Copy the material below verbatim from the line with "Convert this chart to matplotlib code." to the line with "edgecolor='black', linewidth=1.3, zorder=2)", both lines included, omitting pictures and every line outside that range.

━━ ROWS ━━

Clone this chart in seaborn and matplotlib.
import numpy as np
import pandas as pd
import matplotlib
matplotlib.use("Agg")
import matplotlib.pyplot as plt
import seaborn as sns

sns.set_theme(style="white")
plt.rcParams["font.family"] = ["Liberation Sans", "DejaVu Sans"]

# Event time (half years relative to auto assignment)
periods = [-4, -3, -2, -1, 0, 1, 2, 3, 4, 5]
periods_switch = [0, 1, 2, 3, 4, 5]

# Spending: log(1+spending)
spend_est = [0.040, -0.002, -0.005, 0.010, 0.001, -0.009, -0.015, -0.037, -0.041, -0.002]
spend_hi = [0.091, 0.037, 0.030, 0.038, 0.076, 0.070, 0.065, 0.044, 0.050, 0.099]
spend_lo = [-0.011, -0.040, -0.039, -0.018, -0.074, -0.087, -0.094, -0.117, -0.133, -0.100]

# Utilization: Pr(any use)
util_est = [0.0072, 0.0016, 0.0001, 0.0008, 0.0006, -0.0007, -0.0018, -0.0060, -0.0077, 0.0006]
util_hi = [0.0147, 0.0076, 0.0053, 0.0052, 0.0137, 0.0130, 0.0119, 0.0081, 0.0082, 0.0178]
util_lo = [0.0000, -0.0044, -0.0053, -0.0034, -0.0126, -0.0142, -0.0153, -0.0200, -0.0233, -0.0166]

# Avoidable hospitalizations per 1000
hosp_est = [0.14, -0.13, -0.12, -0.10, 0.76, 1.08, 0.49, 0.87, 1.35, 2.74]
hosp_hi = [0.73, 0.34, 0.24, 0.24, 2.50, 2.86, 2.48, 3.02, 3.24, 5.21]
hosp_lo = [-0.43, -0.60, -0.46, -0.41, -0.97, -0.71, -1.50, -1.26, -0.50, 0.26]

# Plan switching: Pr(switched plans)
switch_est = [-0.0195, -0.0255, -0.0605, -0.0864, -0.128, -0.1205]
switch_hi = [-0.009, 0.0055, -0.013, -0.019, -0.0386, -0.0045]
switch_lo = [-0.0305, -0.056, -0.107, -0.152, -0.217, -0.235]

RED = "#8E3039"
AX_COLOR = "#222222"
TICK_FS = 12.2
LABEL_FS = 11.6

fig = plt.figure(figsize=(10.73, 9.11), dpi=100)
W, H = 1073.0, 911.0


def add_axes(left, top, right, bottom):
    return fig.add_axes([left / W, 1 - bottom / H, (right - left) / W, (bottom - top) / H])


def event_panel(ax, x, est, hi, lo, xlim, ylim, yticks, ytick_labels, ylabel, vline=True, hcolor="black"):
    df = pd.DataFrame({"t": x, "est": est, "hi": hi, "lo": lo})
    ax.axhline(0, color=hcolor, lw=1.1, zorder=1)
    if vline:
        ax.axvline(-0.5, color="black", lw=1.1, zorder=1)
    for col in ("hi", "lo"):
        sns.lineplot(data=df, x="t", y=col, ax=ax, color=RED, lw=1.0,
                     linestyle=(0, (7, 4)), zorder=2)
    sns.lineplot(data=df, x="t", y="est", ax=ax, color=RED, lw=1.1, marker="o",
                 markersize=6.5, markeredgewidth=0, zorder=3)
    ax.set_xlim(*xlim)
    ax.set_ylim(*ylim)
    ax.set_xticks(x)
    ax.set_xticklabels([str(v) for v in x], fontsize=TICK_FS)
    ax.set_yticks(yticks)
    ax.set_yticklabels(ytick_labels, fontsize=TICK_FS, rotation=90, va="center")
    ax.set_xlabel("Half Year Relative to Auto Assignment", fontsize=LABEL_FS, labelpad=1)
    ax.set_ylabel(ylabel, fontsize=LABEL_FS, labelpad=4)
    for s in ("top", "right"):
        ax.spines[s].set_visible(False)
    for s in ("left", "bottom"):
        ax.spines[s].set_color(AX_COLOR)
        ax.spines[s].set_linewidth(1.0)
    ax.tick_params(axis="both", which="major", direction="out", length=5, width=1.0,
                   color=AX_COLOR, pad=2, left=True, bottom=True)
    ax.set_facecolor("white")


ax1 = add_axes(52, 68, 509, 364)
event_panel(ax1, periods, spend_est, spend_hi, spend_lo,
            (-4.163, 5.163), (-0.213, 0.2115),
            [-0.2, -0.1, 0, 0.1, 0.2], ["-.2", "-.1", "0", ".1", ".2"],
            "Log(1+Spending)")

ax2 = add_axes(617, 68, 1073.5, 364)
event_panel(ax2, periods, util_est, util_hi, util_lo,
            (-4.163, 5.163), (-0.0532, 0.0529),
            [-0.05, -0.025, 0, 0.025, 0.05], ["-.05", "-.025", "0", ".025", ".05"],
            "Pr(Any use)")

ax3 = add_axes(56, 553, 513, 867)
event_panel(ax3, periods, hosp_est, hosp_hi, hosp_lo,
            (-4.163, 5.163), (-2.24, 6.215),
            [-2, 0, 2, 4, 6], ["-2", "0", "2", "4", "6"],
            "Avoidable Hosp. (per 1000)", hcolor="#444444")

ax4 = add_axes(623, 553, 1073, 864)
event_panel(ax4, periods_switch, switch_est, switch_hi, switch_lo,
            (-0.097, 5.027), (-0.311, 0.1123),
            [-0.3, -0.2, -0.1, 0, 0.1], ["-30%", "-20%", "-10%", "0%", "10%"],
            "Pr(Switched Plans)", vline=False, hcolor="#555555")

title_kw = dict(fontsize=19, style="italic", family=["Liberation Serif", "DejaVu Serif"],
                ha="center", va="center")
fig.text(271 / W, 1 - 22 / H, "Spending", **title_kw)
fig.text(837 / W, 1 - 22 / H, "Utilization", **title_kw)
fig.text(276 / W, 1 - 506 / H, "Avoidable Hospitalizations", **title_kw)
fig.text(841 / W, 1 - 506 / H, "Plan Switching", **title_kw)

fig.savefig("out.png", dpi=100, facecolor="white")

━━━
━━ ROWS ━━

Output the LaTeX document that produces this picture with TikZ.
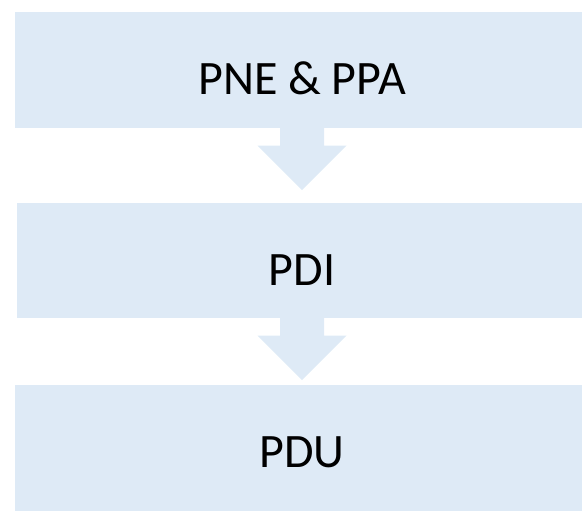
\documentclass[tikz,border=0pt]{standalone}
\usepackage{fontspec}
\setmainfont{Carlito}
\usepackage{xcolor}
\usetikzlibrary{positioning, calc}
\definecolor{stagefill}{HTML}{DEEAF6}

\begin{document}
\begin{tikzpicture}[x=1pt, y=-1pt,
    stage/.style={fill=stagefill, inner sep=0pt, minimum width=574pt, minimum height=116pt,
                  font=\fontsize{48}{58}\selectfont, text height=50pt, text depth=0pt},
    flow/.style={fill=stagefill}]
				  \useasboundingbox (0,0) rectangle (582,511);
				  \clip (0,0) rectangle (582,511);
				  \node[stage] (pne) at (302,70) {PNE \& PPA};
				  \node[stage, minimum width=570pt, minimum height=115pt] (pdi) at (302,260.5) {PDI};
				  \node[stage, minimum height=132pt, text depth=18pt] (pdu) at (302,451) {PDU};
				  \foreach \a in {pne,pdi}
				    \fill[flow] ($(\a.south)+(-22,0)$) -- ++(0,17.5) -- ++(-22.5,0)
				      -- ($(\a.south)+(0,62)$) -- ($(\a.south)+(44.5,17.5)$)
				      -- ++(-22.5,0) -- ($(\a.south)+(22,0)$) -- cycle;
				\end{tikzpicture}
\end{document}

━━━
━━ ROWS ━━

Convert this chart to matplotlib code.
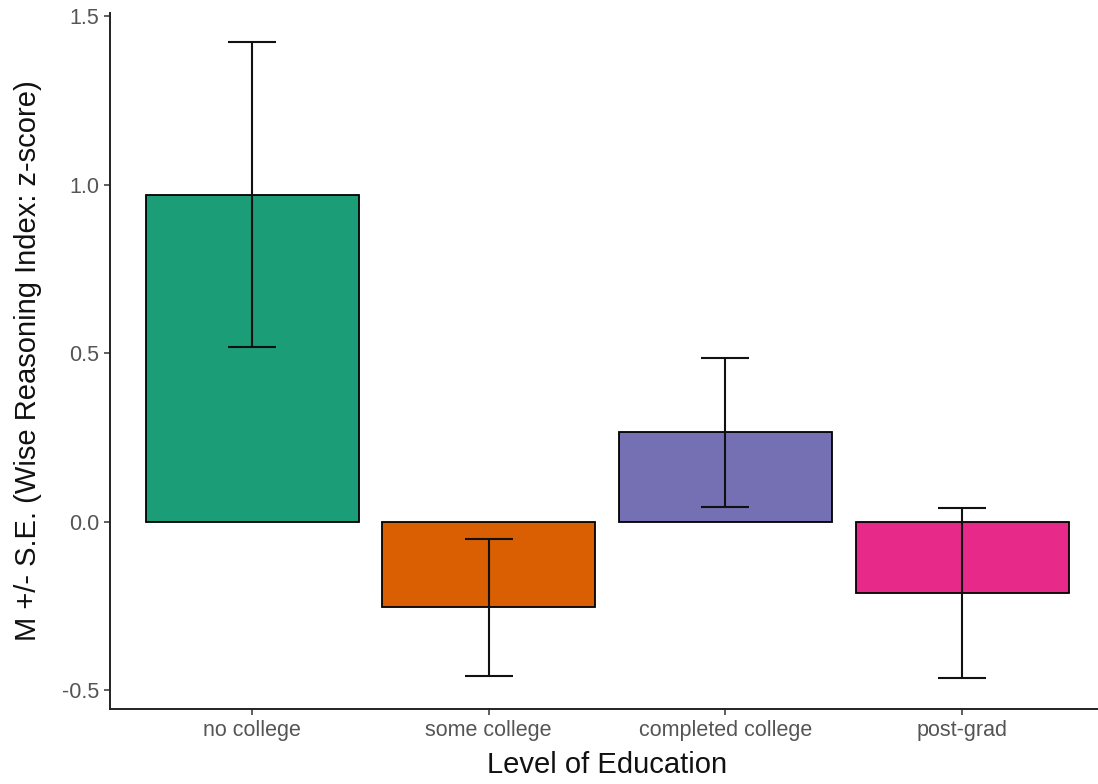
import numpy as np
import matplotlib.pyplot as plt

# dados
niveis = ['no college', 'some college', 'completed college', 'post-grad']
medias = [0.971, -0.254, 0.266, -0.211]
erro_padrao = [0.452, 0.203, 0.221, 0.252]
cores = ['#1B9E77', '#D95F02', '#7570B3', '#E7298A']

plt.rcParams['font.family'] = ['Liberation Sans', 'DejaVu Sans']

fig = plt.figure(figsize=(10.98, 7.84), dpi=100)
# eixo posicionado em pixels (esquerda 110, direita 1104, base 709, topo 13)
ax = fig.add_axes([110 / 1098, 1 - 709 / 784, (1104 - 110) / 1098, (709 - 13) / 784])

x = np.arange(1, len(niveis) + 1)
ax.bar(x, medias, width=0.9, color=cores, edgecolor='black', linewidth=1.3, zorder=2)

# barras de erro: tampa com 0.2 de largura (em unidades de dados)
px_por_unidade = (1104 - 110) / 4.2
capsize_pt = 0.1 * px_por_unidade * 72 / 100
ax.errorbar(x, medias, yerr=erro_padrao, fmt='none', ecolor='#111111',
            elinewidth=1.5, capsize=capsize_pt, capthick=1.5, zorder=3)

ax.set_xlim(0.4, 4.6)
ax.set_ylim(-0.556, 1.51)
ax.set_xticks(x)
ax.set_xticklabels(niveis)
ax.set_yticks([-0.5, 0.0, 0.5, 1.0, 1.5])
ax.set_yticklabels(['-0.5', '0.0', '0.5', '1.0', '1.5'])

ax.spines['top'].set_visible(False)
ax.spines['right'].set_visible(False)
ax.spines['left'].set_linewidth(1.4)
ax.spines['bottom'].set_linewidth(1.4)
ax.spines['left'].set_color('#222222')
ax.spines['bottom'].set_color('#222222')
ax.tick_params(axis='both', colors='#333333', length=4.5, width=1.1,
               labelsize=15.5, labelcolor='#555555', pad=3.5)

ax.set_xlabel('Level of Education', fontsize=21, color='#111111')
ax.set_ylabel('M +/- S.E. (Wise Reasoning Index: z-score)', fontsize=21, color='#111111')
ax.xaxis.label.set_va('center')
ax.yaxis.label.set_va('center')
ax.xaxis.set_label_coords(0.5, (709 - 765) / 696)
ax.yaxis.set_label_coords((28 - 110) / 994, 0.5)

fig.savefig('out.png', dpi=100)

━━━

EXPECTED ANSWER:
Convert this chart to matplotlib code.
import numpy as np
import matplotlib.pyplot as plt

# dados
niveis = ['no college', 'some college', 'completed college', 'post-grad']
medias = [0.971, -0.254, 0.266, -0.211]
erro_padrao = [0.452, 0.203, 0.221, 0.252]
cores = ['#1B9E77', '#D95F02', '#7570B3', '#E7298A']

plt.rcParams['font.family'] = ['Liberation Sans', 'DejaVu Sans']

fig = plt.figure(figsize=(10.98, 7.84), dpi=100)
# eixo posicionado em pixels (esquerda 110, direita 1104, base 709, topo 13)
ax = fig.add_axes([110 / 1098, 1 - 709 / 784, (1104 - 110) / 1098, (709 - 13) / 784])

x = np.arange(1, len(niveis) + 1)
ax.bar(x, medias, width=0.9, color=cores, edgecolor='black', linewidth=1.3, zorder=2)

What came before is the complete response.